2) Breaking the Rules Before You Give the Rules Time to Work
Ken Schwaber, Scrum co-founder, once said, “Scrum is like chess. You either play it as its rules state, or you don’t. Scrum and chess do not fail or succeed. They are either played, or not.”
Scrum exposes various kinds of organizational dysfunction, but does not tell you how to resolve them. Often teams will modify the Scrum framework because it does not conform to an established business practice. This defeats the whole purpose of Scrum right from the outset. Scrum is supposed to feel uncomfortable and chaotic at first because the point is to uncover organizational issues that need addressing. Changing the rules in an attempt to fit them to existing processes leads an organization into a long period of doing “sort-of-Scrum” in which no discernible benefit is achieved and which usually causes the organization to quit after a year or two because “Scrum didn’t work.” Scrum works just fine, but only if you follow the rules. One of our clients who led a global Agile transformation effort involving hundreds of people on three continents likes to say, “I’m not smarter than Scrum, and neither are you.”
3) Not Involving Anyone from the Business Outside of IT
High-performing Scrum teams have been compared to jazz ensembles because communicative self-organization is the hallmark of a good improvisational jazz.

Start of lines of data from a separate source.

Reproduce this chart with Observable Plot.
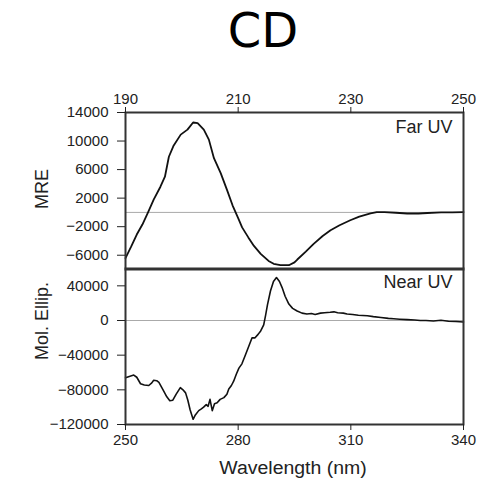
<!DOCTYPE html>
<html>
<head>
<meta charset="utf-8">
<script src="https://cdn.jsdelivr.net/npm/d3@7"></script>
<script src="https://cdn.jsdelivr.net/npm/@observablehq/plot@0.6"></script>
<style>
  body { margin: 0; background: #fff; }
  #wrap { position: relative; width: 498px; height: 480px; overflow: hidden; background: #fff;
          font-family: "Liberation Sans", Arial, sans-serif; color: #222; }
  #title { position: absolute; left: 163px; top: 6px; width: 200px; text-align: center;
           font-family: "DejaVu Sans", sans-serif; font-size: 48px; line-height: 1; color: #000; }
  #far { position: absolute; left: 0; top: 80px; }
  #near { position: absolute; left: 0; top: 268px; }
  .lab { position: absolute; font-size: 18px; line-height: 1; white-space: nowrap; }
  .ylab { transform: translate(-50%, -50%) rotate(-90deg); }
  .xlab { transform: translate(-50%, 0) scaleX(1.08); }
</style>
</head>
<body>
<div id="wrap">
  <div id="title">CD</div>
  <div id="far"></div>
  <div id="near"></div>
  <div id="farYLab" class="lab ylab" style="left:42px; top:189px;"></div>
  <div id="nearYLab" class="lab ylab" style="left:42px; top:321px;"></div>
  <div id="xLab" class="lab xlab" style="left:293px; top:459px;"></div>
</div>
<script>
// ---- Far UV data (wavelength nm, MRE) ----
const farWavelength = [190,191,192,193,194,195,196.2,197,197.7,198.5,199.8,201,202,202.8,203.9,204.8,205.7,206.9,208,209,210,210.7,211.8,212.8,214,215.4,216.3,217.5,219,220,220.5,222,223.4,225,226.4,228,229.9,231.5,233.5,234.6,236,238,240,242,243.6,246,248,250];
const farMRE =        [-6400,-4800,-3100,-1700,0,1800,3600,5000,7800,9300,10900,11600,12600,12500,11600,10200,7600,5500,3200,1000,-800,-2100,-3500,-4700,-5800,-6800,-7200,-7400,-7400,-7000,-6600,-5500,-4400,-3300,-2500,-1800,-1100,-600,-150,50,50,-50,-150,-150,-80,0,0,50];

// ---- Near UV data (wavelength nm, molar ellipticity) ----
const nearWavelength = [250,251,252.2,253,254,255,256.2,257,257.5,258.3,258.9,260,261,261.8,262.6,263.5,264.6,265.3,266,266.6,267.2,268,268.6,269.5,270.2,270.8,271.5,272,272.5,273.1,273.7,274.4,275.2,276.2,277,277.5,278.2,278.8,279.5,280.2,281,281.9,282.8,283.7,284.5,285.3,286,286.8,287.3,287.8,288.6,289.4,290.2,291,291.7,292.5,293.5,294.5,295.7,297,298.3,299.5,300.5,301.9,303,304.5,305.5,306.5,308,309,310.5,312,314.4,316,318,320,321.4,323,325,327,328.5,330,332,334,336,338,340];
const nearEllip = [-66000,-64500,-63000,-65500,-73000,-74500,-75000,-72000,-69000,-69500,-71500,-80000,-88000,-92500,-92000,-85000,-77500,-80000,-83500,-92000,-103000,-114000,-109000,-104000,-102000,-100000,-97000,-99000,-91000,-104000,-96000,-95000,-91000,-89000,-85000,-79000,-75000,-70000,-62000,-55000,-50000,-40000,-30000,-20000,-20000,-16000,-12000,-5000,6000,18000,34000,45000,49500,45000,38000,28000,19000,14000,11000,8500,7500,8000,7000,8500,9000,9500,10000,9000,8500,7500,7000,6000,5500,4500,3500,2500,2000,1500,1000,500,0,0,-500,200,-800,-1200,-1800];

// ---- Ticks & labels ----
const farXTicks = [190, 210, 230, 250];
const farYTicks = [14000, 10000, 6000, 2000, -2000, -6000];
const nearXTicks = [250, 280, 310, 340];
const nearYTicks = [40000, 0, -40000, -80000, -120000];
const farLabel = "Far UV";
const nearLabel = "Near UV";
const farYLabel = "MRE";
const nearYLabel = "Mol. Ellip.";
const xLabel = "Wavelength (nm)";

const far = farWavelength.map((w, i) => ({w, v: farMRE[i]}));
const near = nearWavelength.map((w, i) => ({w, v: nearEllip[i]}));

const fmt = d => d < 0 ? "\u2212" + Math.abs(d) : String(d);
const style = {fontFamily: "'Liberation Sans', Arial, sans-serif", fontSize: "15px", color: "#222", background: "transparent", overflow: "visible"};

const farPlot = Plot.plot({
  width: 498, height: 189,
  marginTop: 32, marginBottom: 0, marginLeft: 125, marginRight: 35,
  style,
  x: {domain: [190, 250]},
  y: {domain: [-8000, 14000]},
  marks: [
    Plot.ruleY([0], {stroke: "#aaa", strokeWidth: 1}),
    Plot.line(far, {x: "w", y: "v", stroke: "#111", strokeWidth: 1.8}),
    Plot.frame({stroke: "#333", strokeWidth: 2}),
    Plot.axisX({anchor: "top", ticks: farXTicks, tickSize: 6, tickPadding: 3, tickFormat: d => String(d), label: null}),
    Plot.axisY({ticks: farYTicks, tickSize: 8, tickPadding: 9, tickFormat: fmt, label: null}),
    Plot.text([farLabel], {frameAnchor: "top-right", dx: -11, dy: 20, lineAnchor: "bottom", fontSize: 18, fill: "#222"})
  ]
});

const nearPlot = Plot.plot({
  width: 498, height: 212,
  marginTop: 0, marginBottom: 56, marginLeft: 125, marginRight: 35,
  style,
  x: {domain: [250, 340]},
  y: {domain: [-120000, 60000]},
  marks: [
    Plot.ruleY([0], {stroke: "#aaa", strokeWidth: 1}),
    Plot.line(near, {x: "w", y: "v", stroke: "#111", strokeWidth: 1.6}),
    Plot.frame({stroke: "#333", strokeWidth: 2}),
    Plot.axisX({anchor: "bottom", ticks: nearXTicks, tickSize: 6, tickPadding: 4, tickFormat: d => String(d), label: null}),
    Plot.axisY({ticks: nearYTicks, tickSize: 8, tickPadding: 9, tickFormat: fmt, label: null}),
    Plot.text([nearLabel], {frameAnchor: "top-right", dx: -11, dy: 19, lineAnchor: "bottom", fontSize: 18, fill: "#222"})
  ]
});

document.getElementById("far").appendChild(farPlot);
document.getElementById("near").appendChild(nearPlot);
document.getElementById("farYLab").textContent = farYLabel;
document.getElementById("nearYLab").textContent = nearYLabel;
document.getElementById("xLab").textContent = xLabel;
</script>
</body>
</html>
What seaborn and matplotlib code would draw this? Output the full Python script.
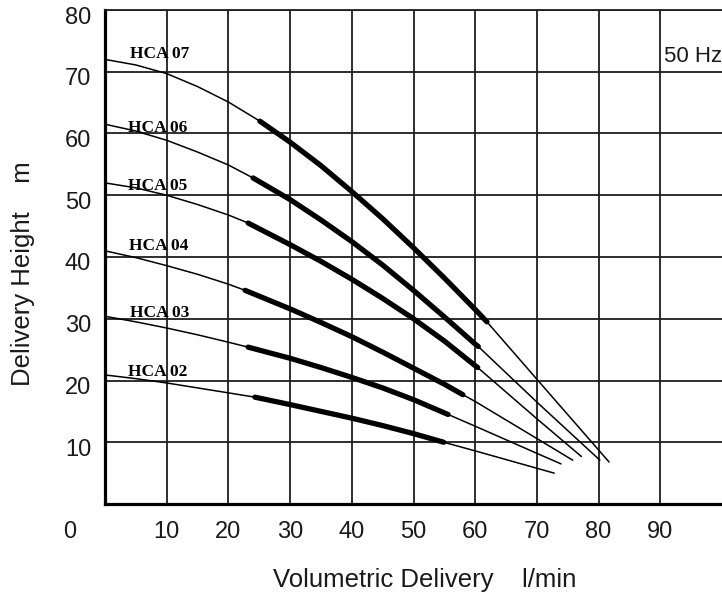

However, most organizations today are more appropriately characterized as orchestras in which the musicians play their parts as written on the sheet music in front of them. Having a start-to-finish plan is necessary for orchestras because their performances are replications of a completed product.
The orchestral methodology is impractical for nearly all business organizations, but many try to do it anyway rather than operating as a jazz ensemble. Imagine if an orchestra’s percussion section started playing in a different time signature in the middle of a piece. The whole performance would go off the rails. In a good jazz group, though, if a player abruptly changes the time signature, the other players will adapt and go with the flow.
Transitioning to Agile is a significant change that should affect the whole organization. Not everyone in the organization needs to be on a Scrum team, but everyone needs to be familiar with the values and benefits of Agile in order to play their parts in a communicative, collaborative way.
4) Lack of Commitment
An Agile transformation requires organization-wide effort. At the outset, there is often a period of chaos and uncertainty which must be endured. This is something many beginning Agilists don’t understand and it can get them pretty freaked out once they realize what they’ve gotten into. If a company is not committed to learning about Agile, how to practice healthy Scrum, and how to resolve the organizational issues that are exposed, then there is no point in even trying to attempt an Agile transition. Yes, there will be people who do not want to learn yet another process. Yes, there will be people who are uninterested and unengaged. Find the people who are engaged, get them together and continue to push for more commitment, especially from upper management.
5) Unwillingness to Mentor Talent to Achieve Long-Term Quality
An unfortunate practice in many organizations is the constant attempt to do too much with too little. This can be particularly short-sighted when it comes to personnel. Have you ever heard the phrase, “Stepping over a dollar to pick up a nickel”? When training budgets are cut and mentoring activities are shunned because management considers mentoring to be paying two people to do one person’s job, the long-term consequences can be disastrous. People will become stagnant in their skill sets, get frustrated and eventually move on to an organization where their natural desires to learn and produce will be fulfilled. If a company does not foster a sense of worth and appreciation for their employees and does not invest in training and mentoring programs, the company is bound to suffer losses large and small, sooner and later.
This is by no means a comprehensive list, but it is something you can use to analyze your organization’s approach to an Agile transformation. Try self-assessing your organization on each of these 5 pitfalls and then prioritize them. If nothing else, it could get the right conversations going within your organization.